The problem with that option, however, is that Israel has given a set of conditions that make such an option unviable. Indeed, those conditions make very few options viable.

For a multinational peacekeeping force to exist, there are a few items upon which Arab states and others in the international community would insist. Arab states, for example, have indicated they would require the invitation for their participation to be extended by a Palestinian entity – essentially, the Palestinian Authority. The absence of such an invitation would make them part of the Israeli occupation of Gaza.

Beyond the political niceties of such an issue, there is also a security imperative involved here. If any state were to enter Gaza as a peacekeeping force, they would, naturally, need to ensure they are not made into targets by any insurgency in Gaza. If Israel’s military were to continue to be present in the Gaza Strip, then an insurgency would certainly ensue, and any military forces that recognised the legitimacy of Israel’s military presence would undoubtedly be targeted also.

So, it would seem that for Mr Biden’s option to work, two things would have to happen. The PA would have to return to Gaza and invite such a force; and Israeli forces would have to depart. However, on both points, Israel has refused, insisting that the PA cannot return to Gaza, and that Israel must maintain overall security control.

And so, Mr Biden’s plan evaporates, unless Israel shifts.

Israeli Prime Minister Benjamin Netanyahu with National Security Minister Itamar Ben-Gvir at the Israeli Knesset last year. EPA
Israeli Prime Minister Benjamin Netanyahu with National Security Minister Itamar Ben-Gvir at the Israeli Knesset last year. EPA

Of course, there are other precedents for Gaza. The first is a pure Israeli military occupation authority, which existed from 1967 until 1994. The second is a PA-governed territory, which existed from 1994 to 2006. The third is a Hamas-governed one, which was the case from 2006 to 2023. The fourth, if one can term it as such, is an anarchic “no man’s land” – no governance and utter chaos, which has been the situation for the past nine months.

The second and third options are off the table as far as the Israelis are concerned, and they have made their red lines clear in this regard. But that leaves only two alternatives: a military occupation authority, and no governance at all. Surely neither would be in Israel’s interest?

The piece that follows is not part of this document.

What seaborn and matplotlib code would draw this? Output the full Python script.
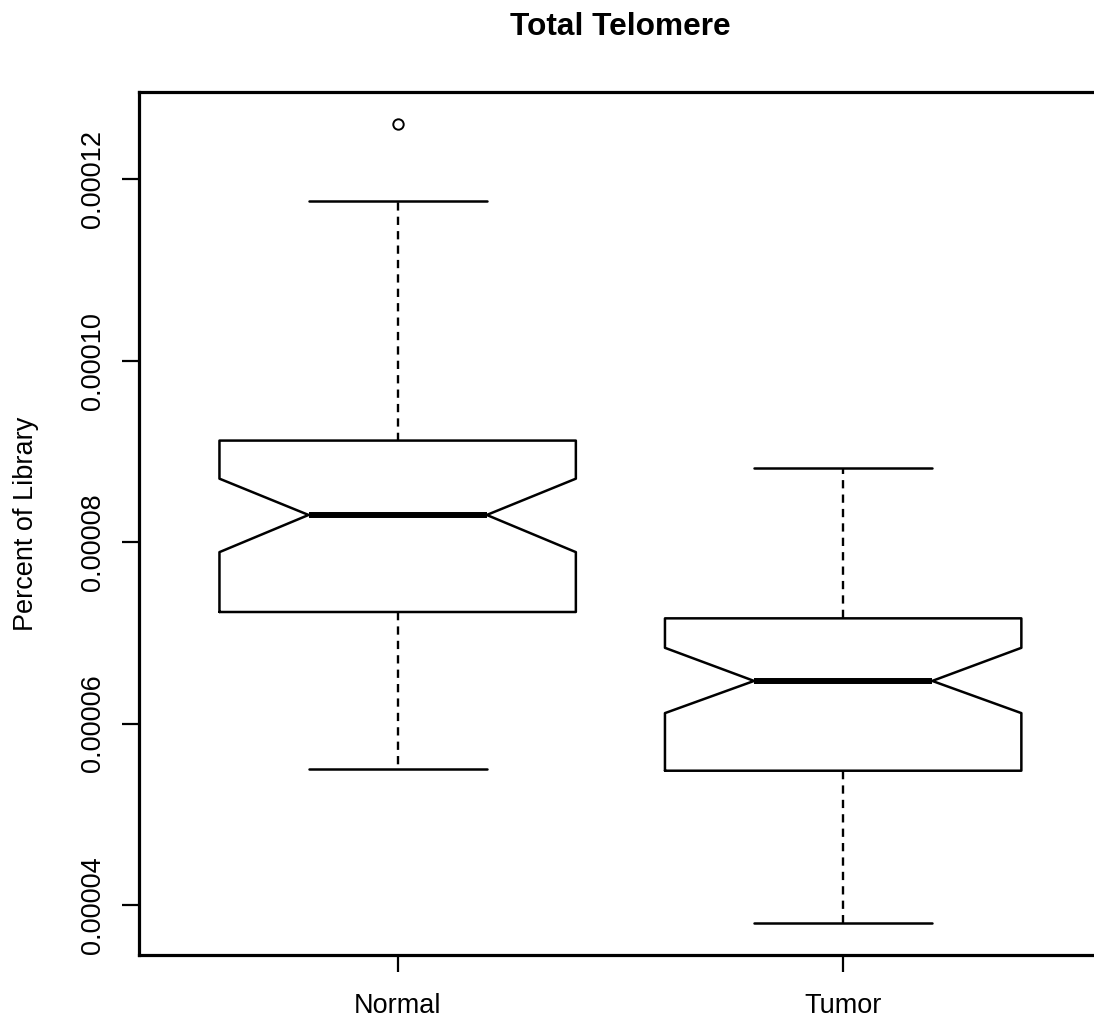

Unfortunately, there are good reasons to suggest Israel would go for either the “no man’s land” option, or a mixture of that and a military occupation authority. For one thing, these are the only options Israel is allowing to happen; by way of default alone, they are likely.

Additionally, this Israeli government allegedly has an overriding strategic goal, revealed in December by the Israeli newspaper Israel Hayom, and that is the “thinning” of Gaza’s population to a minimum. Some in Prime Minister Benjamin Netanyahu’s own cabinet have even asserted this publicly. A combination of anarchic non-administration with a military authority would make an exodus of Gazans from the territory more likely.

Moreover, some Israeli ministers advocate Israeli resettlement in northern Gaza. If Gaza is split into a north where Israeli settlements would thrive under the protection of an Israeli military authority, and a south where the population is encouraged to leave and no meaningful governance would be permitted, then Mr Netanyahu’s government would achieve what it appears he and his most hardline elements have been after.

None of the above, of course, is inevitable. But it is the most likely outcome, unless the calculations of Israeli leaders change. And such a change would require a real intervention, particularly from US leadership. And thus far, that is something that has not been forthcoming, to put it lightly.